By Jonathan Stempel
NEW YORK (Reuters) - Coinbase (NASDAQ:COIN), the largest U.S. cryptocurrency platform, said it will ask a judge to dismiss the U.S. Securities and Exchange Commission lawsuit claiming it broke the law by failing to register its business.
In a letter filed just before midnight on Wednesday in Manhattan federal court, Coinbase said the SEC has no authority to pursue civil claims because assets trading on its platform are not "investment contracts," and thus not securities.
"The SEC can pursue its claims only if the tokens and staking services it has identified are 'securities,'" Coinbase said. "They are not."
Spokespeople for the SEC did not immediately respond to requests for comment on Thursday.
The SEC sued Coinbase on June 6, saying it made billions of dollars acting as a middleman including by trading at least 13 crypto assets, or tokens, such as Solana, Cardano and Polygon that should have been registered as securities.
Coinbase was also sued over a "staking" program where it pools crypto assets to support activity on the blockchain network, in exchange for "rewards" it provides customers after taking commissions for itself.
The lawsuit was filed one day after the SEC sued Binance, the world's largest cryptocurrency exchange, accusing it of inflating trading volumes, mishandling customer funds and lying about its operations.
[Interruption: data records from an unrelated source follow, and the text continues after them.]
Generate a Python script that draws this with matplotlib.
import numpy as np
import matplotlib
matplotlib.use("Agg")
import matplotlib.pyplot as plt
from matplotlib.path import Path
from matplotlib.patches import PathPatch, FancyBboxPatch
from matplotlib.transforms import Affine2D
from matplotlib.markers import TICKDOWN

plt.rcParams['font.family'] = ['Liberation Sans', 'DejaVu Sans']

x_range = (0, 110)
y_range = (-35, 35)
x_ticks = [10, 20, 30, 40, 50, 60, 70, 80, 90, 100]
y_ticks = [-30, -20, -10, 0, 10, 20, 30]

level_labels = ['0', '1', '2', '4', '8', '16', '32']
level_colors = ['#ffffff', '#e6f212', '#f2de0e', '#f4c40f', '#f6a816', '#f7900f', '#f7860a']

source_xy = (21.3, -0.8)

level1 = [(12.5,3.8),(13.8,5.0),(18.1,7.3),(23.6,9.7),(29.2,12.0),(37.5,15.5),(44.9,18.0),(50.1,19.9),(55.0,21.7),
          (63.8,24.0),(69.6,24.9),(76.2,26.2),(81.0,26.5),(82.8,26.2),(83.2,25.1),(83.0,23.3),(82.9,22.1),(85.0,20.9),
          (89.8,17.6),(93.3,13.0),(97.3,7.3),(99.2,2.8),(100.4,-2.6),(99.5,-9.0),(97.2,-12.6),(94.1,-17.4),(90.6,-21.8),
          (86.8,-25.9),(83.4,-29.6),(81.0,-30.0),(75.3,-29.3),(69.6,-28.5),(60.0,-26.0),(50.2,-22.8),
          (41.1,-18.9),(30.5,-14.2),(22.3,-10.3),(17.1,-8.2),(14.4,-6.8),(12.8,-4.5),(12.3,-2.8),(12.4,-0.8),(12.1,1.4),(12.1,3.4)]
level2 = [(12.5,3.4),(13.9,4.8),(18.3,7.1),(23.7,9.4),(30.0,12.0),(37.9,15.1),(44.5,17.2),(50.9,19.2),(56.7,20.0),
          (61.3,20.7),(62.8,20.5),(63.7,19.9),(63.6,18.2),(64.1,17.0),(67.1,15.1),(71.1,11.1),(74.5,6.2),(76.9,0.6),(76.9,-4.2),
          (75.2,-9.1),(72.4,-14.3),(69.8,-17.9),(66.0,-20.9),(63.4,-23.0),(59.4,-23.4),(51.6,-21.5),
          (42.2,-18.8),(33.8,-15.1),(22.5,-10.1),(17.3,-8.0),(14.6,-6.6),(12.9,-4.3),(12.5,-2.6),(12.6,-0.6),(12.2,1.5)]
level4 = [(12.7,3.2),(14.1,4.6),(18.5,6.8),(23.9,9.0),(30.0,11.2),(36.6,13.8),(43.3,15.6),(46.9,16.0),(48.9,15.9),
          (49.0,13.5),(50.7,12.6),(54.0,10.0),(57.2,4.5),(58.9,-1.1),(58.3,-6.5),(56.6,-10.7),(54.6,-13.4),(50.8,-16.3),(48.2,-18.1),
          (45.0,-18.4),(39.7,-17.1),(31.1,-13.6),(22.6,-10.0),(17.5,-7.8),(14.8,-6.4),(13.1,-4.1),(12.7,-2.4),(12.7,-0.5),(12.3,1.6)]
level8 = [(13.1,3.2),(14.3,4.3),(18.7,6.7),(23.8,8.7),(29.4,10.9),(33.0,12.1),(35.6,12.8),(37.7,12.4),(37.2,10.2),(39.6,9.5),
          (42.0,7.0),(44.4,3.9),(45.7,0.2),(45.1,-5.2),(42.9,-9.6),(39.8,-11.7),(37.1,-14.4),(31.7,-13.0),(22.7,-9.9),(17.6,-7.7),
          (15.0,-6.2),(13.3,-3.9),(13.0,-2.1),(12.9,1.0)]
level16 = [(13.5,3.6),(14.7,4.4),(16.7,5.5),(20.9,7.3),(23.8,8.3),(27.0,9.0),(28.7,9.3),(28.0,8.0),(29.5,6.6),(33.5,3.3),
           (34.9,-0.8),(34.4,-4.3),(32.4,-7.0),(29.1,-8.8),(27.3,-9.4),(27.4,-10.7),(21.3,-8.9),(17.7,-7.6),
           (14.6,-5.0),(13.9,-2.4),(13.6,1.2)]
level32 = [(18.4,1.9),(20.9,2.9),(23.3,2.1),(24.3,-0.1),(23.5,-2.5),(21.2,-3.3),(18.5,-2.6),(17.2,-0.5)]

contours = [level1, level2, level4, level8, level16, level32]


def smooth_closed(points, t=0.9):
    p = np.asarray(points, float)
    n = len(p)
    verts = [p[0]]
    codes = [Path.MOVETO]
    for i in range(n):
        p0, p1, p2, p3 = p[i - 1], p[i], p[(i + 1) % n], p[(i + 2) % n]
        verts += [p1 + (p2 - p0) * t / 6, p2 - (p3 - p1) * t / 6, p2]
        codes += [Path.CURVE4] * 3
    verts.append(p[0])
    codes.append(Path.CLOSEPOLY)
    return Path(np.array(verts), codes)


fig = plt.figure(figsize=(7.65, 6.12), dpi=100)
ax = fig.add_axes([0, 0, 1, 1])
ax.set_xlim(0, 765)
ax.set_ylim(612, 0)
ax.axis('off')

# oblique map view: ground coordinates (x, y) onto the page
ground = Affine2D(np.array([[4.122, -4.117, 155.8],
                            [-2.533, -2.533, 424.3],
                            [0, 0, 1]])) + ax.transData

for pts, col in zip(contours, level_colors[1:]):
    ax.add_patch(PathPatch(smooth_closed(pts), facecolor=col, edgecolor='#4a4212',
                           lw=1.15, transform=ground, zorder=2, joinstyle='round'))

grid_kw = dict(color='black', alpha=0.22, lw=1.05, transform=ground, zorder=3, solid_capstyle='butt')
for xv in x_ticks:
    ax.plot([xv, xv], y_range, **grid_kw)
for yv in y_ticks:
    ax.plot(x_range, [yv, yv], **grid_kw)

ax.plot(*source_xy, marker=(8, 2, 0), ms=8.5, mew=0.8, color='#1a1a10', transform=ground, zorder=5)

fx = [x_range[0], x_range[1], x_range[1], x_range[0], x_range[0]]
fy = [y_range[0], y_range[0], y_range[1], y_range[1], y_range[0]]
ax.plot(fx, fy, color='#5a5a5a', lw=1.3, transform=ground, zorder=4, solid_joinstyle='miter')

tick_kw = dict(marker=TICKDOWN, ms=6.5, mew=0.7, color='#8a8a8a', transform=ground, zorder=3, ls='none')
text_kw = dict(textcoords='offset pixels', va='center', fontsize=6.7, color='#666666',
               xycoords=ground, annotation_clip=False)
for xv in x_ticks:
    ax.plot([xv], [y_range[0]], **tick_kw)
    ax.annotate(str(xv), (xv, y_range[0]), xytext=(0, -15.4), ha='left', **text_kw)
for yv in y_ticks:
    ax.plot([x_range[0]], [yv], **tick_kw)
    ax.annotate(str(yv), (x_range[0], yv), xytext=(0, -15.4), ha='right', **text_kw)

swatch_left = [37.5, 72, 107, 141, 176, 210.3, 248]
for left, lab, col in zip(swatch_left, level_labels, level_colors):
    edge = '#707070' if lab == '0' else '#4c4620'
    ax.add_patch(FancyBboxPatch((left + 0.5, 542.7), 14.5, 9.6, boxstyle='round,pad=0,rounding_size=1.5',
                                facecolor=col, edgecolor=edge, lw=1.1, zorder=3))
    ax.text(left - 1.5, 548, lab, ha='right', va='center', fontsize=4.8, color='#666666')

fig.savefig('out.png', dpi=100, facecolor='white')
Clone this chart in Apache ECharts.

SEC Chair Gary Gensler has been trying to assert jurisdiction over the crypto industry, which he has said undermined investor trust in the U.S. capital markets.
In a separate 177-page filing denying the SEC's substantive claims, Coinbase said it "welcomes regulation," but that the regulator was arbitrarily and without Congress' permission trying to fill the "regulatory gap" over crypto assets.
"Agency enforcement authority is important but not boundless," it said. "The SEC's action here is beyond those bounds and unlawful."
Shares of Coinbase's parent Coinbase Global rose $1.58, or 2.2%, to $72.33 in afternoon trading on the Nasdaq.
The case is SEC v Coinbase Inc et al, U.S. District Court, Southern District of New York, No. 23-04738.